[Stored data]
═══
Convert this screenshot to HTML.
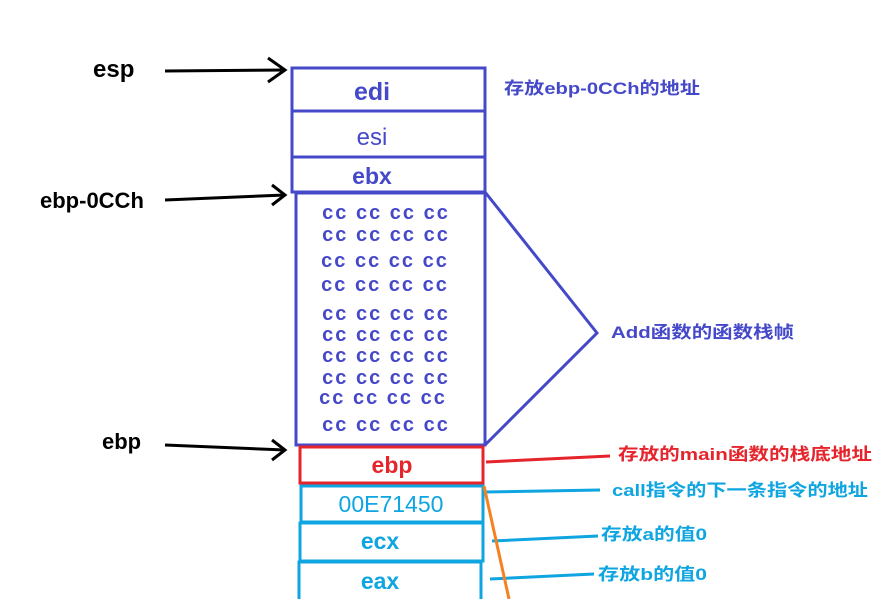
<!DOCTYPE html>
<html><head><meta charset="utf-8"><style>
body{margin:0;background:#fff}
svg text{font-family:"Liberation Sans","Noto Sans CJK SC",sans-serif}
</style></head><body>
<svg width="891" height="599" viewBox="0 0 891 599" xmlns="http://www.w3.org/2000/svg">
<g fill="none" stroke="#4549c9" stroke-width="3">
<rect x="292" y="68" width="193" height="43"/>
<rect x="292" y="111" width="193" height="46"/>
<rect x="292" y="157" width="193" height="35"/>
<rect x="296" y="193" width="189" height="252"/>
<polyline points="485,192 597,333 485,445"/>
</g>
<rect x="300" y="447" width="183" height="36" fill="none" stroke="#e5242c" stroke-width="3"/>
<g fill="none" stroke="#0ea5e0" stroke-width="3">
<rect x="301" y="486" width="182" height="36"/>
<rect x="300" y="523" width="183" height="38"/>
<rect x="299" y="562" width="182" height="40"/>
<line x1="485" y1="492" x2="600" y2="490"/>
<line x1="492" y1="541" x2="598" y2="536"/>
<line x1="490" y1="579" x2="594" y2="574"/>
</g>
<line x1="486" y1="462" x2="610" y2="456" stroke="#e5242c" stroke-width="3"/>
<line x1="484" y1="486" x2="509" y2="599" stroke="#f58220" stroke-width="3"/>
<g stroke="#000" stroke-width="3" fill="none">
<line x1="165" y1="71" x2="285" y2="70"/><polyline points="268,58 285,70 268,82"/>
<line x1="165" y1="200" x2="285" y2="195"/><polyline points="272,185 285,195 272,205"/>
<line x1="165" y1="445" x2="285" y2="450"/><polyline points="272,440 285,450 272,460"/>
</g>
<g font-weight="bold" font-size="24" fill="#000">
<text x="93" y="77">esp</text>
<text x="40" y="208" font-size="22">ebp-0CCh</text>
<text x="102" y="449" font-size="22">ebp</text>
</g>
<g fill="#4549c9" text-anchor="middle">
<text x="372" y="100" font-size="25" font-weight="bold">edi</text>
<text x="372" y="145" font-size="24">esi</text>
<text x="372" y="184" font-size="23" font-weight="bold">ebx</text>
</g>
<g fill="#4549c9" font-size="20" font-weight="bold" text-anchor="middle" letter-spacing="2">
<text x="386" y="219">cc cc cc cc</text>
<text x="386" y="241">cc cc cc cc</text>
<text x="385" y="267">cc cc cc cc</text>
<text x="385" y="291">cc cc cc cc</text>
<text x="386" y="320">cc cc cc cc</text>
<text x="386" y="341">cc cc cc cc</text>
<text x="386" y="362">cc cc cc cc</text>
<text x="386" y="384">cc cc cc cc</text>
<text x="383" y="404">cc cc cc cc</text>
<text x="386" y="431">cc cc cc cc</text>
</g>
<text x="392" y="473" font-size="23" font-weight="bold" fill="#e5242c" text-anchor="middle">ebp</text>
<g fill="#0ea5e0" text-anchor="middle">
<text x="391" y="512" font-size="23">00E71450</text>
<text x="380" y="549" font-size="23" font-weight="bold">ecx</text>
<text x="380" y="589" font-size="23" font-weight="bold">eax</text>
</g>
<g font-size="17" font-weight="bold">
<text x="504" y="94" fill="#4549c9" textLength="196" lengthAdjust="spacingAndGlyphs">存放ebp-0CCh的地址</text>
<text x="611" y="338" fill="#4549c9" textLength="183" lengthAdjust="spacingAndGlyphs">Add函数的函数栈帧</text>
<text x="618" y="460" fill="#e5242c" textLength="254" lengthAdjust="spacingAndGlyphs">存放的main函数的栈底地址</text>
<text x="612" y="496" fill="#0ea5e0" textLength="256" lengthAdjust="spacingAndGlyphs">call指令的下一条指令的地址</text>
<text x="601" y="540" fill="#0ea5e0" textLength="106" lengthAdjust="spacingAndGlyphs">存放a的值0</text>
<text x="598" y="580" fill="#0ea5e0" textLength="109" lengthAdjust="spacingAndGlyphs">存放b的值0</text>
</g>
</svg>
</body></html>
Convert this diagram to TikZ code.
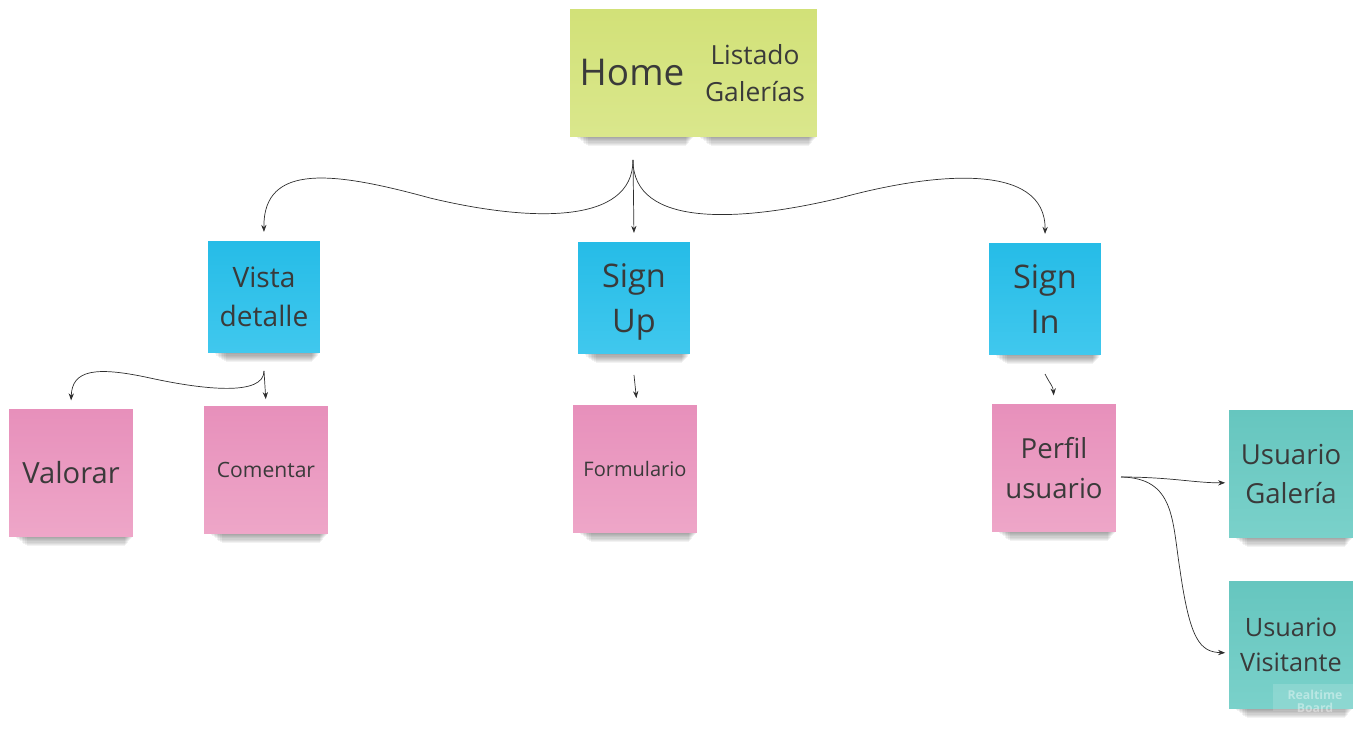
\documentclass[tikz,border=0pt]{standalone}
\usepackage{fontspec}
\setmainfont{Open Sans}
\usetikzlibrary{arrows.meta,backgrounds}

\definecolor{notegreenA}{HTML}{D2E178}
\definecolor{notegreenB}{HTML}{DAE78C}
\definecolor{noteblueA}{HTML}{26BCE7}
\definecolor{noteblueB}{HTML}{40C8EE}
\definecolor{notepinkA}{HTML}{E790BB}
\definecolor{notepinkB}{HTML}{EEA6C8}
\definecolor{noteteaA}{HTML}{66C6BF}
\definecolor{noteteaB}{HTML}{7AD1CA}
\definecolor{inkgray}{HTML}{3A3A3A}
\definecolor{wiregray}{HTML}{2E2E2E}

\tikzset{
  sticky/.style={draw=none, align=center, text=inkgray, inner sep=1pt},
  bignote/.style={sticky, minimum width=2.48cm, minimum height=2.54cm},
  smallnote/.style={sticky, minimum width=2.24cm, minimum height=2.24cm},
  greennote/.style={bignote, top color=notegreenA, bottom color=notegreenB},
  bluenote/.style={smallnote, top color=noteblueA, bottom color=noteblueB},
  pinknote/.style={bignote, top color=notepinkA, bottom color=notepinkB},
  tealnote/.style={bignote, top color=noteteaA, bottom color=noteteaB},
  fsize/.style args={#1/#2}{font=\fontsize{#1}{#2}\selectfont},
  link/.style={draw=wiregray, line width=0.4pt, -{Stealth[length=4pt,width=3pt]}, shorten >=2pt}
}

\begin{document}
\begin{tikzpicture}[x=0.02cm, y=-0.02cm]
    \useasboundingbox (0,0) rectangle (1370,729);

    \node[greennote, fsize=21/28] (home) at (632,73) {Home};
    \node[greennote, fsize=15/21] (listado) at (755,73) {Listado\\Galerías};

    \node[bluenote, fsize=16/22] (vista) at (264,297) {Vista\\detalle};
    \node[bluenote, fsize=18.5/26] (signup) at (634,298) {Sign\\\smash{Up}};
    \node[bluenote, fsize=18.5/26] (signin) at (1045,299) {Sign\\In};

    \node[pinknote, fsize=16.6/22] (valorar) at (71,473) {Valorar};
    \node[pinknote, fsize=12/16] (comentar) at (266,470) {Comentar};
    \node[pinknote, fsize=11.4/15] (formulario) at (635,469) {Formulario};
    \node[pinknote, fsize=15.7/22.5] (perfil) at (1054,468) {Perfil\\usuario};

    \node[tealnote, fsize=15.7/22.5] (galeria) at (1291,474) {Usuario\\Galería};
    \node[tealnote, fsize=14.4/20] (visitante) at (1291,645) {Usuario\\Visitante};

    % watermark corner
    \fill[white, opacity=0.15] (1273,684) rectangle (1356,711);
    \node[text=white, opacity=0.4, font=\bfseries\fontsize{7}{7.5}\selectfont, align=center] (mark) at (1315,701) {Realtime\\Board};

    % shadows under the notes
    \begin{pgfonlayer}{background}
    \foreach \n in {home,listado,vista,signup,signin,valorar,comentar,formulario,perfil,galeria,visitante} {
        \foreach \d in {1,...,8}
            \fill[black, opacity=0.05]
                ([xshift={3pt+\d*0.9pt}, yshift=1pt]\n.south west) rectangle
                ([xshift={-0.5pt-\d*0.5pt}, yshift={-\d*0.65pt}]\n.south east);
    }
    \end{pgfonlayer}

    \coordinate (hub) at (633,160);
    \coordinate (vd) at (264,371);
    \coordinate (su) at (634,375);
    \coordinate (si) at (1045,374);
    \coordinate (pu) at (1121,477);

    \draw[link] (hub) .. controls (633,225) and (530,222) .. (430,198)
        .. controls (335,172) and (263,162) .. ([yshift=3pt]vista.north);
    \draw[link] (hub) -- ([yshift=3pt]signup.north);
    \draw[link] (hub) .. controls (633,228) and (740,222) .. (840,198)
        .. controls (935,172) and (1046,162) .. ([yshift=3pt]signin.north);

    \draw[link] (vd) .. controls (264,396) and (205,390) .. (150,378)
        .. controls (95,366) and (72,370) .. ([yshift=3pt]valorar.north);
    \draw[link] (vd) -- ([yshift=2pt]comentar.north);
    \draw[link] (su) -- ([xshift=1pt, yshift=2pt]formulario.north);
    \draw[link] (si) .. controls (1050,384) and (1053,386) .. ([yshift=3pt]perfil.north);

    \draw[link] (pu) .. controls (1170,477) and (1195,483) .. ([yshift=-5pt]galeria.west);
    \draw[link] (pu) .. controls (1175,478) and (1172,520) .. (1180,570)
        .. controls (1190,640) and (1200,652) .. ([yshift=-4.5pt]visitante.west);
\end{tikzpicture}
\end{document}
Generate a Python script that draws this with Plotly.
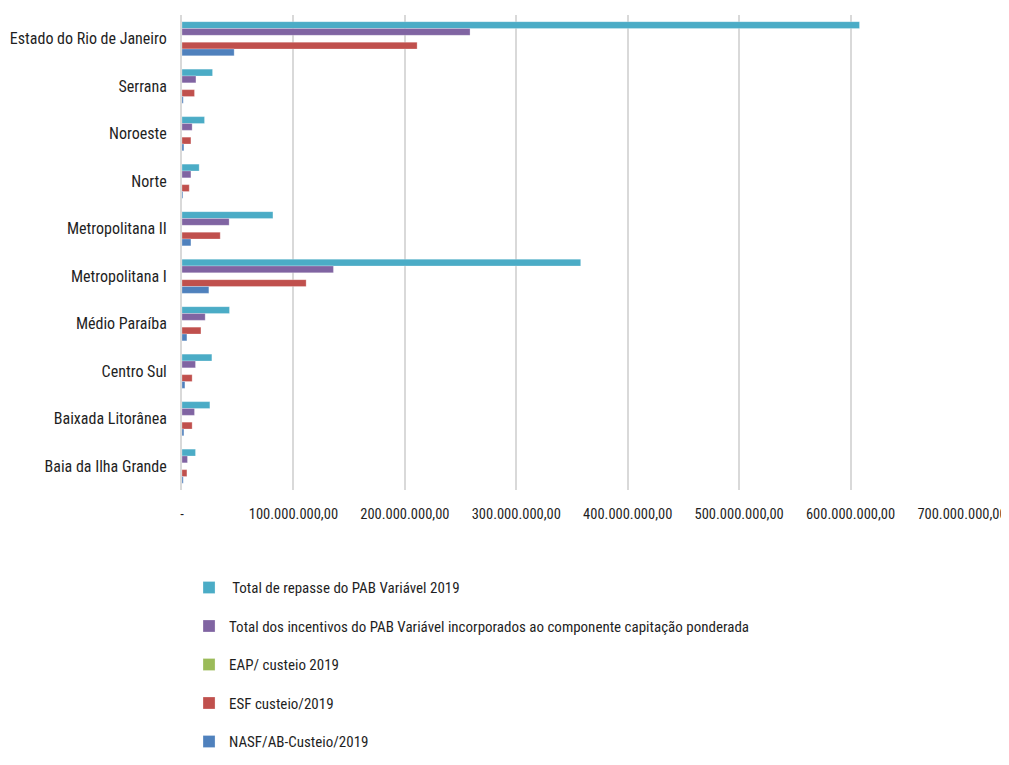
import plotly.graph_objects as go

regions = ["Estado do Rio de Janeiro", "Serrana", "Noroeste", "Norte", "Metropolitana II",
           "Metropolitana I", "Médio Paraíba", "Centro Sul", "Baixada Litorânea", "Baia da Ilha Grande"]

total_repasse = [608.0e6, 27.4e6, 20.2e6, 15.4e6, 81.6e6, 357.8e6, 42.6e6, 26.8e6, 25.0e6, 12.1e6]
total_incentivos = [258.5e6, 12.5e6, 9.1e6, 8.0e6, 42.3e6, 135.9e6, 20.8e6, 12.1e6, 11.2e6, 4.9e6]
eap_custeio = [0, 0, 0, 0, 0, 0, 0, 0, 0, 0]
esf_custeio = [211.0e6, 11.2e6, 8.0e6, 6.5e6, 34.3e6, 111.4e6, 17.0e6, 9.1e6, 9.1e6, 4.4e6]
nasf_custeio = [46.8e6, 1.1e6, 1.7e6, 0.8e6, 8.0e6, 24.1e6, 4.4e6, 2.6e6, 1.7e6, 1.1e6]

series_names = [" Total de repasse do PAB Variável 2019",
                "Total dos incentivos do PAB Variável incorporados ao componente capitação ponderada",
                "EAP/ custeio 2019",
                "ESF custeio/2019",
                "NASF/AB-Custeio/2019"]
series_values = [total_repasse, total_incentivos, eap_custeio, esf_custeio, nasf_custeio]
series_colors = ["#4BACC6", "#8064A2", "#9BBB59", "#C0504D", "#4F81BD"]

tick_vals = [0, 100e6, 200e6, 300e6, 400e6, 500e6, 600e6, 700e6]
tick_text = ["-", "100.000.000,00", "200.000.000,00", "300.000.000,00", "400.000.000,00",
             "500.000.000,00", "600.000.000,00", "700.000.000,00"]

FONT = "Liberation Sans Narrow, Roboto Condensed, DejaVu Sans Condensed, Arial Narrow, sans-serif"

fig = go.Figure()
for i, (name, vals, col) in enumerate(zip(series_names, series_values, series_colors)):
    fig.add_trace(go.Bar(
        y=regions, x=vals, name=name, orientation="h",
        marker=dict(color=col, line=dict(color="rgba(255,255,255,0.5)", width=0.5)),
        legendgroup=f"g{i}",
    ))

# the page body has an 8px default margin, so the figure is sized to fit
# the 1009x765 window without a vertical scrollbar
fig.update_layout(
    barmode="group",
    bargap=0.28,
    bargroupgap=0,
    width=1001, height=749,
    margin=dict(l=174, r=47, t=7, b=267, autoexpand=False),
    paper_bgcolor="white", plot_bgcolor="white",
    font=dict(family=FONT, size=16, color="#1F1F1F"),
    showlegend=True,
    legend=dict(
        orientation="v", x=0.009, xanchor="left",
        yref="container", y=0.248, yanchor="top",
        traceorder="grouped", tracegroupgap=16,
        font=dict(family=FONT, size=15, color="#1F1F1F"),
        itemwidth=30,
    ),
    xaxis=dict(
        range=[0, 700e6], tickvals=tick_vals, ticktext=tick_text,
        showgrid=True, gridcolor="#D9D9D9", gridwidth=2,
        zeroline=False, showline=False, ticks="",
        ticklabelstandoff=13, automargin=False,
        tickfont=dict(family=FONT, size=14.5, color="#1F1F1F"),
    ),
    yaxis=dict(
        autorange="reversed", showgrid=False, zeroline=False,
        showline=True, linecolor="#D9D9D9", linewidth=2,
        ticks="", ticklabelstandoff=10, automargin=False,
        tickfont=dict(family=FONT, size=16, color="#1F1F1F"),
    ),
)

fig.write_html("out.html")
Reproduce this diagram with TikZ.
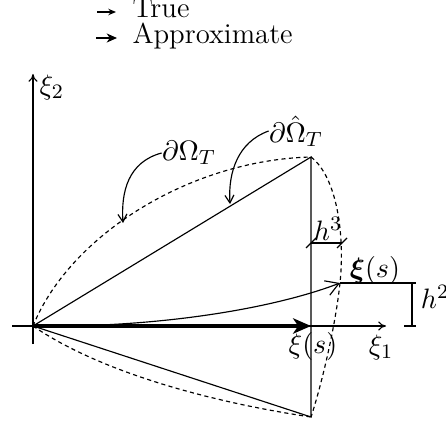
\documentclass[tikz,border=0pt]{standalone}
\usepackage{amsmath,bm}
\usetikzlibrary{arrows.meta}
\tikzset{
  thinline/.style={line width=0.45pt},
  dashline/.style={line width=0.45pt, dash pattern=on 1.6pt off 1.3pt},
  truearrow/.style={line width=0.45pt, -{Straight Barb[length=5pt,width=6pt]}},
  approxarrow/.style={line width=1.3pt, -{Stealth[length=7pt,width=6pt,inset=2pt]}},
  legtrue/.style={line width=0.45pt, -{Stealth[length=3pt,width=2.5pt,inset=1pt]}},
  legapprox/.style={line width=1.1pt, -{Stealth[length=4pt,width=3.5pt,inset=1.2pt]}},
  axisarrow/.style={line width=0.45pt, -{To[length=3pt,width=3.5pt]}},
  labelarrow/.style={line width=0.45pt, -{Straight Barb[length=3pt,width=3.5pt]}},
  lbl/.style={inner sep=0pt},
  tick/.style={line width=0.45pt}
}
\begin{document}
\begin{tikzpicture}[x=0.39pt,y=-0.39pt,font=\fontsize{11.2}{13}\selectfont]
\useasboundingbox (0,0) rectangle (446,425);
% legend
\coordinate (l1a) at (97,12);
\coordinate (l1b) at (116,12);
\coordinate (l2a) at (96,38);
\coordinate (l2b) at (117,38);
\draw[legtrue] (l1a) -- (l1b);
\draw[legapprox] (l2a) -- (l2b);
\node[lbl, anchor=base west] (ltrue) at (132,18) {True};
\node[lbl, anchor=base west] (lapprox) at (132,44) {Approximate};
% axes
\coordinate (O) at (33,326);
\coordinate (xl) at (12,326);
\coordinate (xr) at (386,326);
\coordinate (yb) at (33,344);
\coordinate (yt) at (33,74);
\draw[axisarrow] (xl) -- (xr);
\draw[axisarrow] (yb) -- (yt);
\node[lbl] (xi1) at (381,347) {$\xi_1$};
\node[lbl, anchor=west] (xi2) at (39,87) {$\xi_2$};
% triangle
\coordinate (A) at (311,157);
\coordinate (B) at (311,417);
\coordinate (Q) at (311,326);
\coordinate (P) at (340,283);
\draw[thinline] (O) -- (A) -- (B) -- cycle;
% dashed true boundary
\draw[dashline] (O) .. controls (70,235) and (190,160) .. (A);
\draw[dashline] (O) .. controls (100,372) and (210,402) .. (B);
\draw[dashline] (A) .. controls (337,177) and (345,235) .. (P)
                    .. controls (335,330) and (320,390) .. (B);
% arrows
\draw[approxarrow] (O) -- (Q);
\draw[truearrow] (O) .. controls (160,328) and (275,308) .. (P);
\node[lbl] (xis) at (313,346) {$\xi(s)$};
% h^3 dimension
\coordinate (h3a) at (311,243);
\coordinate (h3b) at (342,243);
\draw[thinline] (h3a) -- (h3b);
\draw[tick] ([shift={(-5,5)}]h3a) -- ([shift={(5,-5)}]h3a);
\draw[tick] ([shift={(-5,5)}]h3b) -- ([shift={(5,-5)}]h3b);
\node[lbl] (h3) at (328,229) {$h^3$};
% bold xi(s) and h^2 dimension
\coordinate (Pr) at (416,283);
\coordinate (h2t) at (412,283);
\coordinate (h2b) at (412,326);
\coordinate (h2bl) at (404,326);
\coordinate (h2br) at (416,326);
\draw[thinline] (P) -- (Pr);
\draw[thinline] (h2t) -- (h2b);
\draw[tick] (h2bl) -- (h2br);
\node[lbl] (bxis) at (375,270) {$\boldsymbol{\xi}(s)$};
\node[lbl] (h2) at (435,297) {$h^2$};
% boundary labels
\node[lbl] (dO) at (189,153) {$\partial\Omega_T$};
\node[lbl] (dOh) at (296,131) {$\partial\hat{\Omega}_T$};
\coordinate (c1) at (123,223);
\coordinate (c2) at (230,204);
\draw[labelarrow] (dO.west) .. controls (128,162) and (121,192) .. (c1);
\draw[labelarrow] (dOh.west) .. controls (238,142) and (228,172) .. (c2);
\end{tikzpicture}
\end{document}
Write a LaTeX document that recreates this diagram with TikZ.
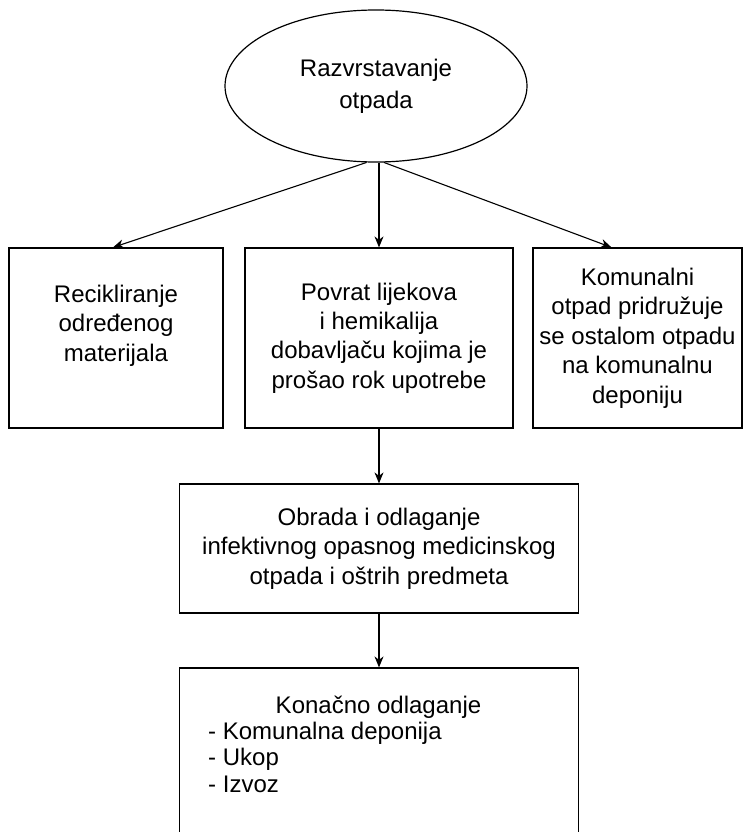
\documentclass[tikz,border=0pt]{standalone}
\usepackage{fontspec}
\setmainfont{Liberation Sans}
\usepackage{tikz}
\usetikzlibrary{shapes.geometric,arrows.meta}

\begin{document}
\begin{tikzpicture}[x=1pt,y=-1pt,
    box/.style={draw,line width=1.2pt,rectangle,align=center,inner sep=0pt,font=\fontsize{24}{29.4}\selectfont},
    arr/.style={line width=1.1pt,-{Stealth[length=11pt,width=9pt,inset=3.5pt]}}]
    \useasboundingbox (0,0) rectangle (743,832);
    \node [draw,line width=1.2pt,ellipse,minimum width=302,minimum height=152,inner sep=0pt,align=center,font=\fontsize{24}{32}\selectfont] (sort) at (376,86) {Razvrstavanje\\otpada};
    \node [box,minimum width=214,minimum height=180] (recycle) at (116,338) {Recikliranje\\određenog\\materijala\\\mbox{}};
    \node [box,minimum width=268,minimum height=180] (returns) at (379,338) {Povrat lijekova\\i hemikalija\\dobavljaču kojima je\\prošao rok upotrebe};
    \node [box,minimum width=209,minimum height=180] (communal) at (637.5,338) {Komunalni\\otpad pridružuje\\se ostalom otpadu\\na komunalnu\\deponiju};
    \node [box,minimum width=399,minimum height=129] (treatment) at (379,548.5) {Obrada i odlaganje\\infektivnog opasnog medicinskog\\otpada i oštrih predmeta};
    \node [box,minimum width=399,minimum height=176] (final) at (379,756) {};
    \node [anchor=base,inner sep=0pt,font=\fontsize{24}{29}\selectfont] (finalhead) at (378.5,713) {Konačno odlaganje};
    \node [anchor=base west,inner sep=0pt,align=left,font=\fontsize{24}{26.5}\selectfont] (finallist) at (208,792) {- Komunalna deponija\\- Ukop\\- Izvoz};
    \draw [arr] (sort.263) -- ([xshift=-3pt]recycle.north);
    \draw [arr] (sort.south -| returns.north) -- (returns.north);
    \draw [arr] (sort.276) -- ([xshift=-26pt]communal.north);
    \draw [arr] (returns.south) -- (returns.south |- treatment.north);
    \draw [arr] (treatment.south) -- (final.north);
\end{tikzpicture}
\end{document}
═══
Aim of the exercise => Establish how many lines of the records contain the string "this" and state that number without elaboration.

The reply => 5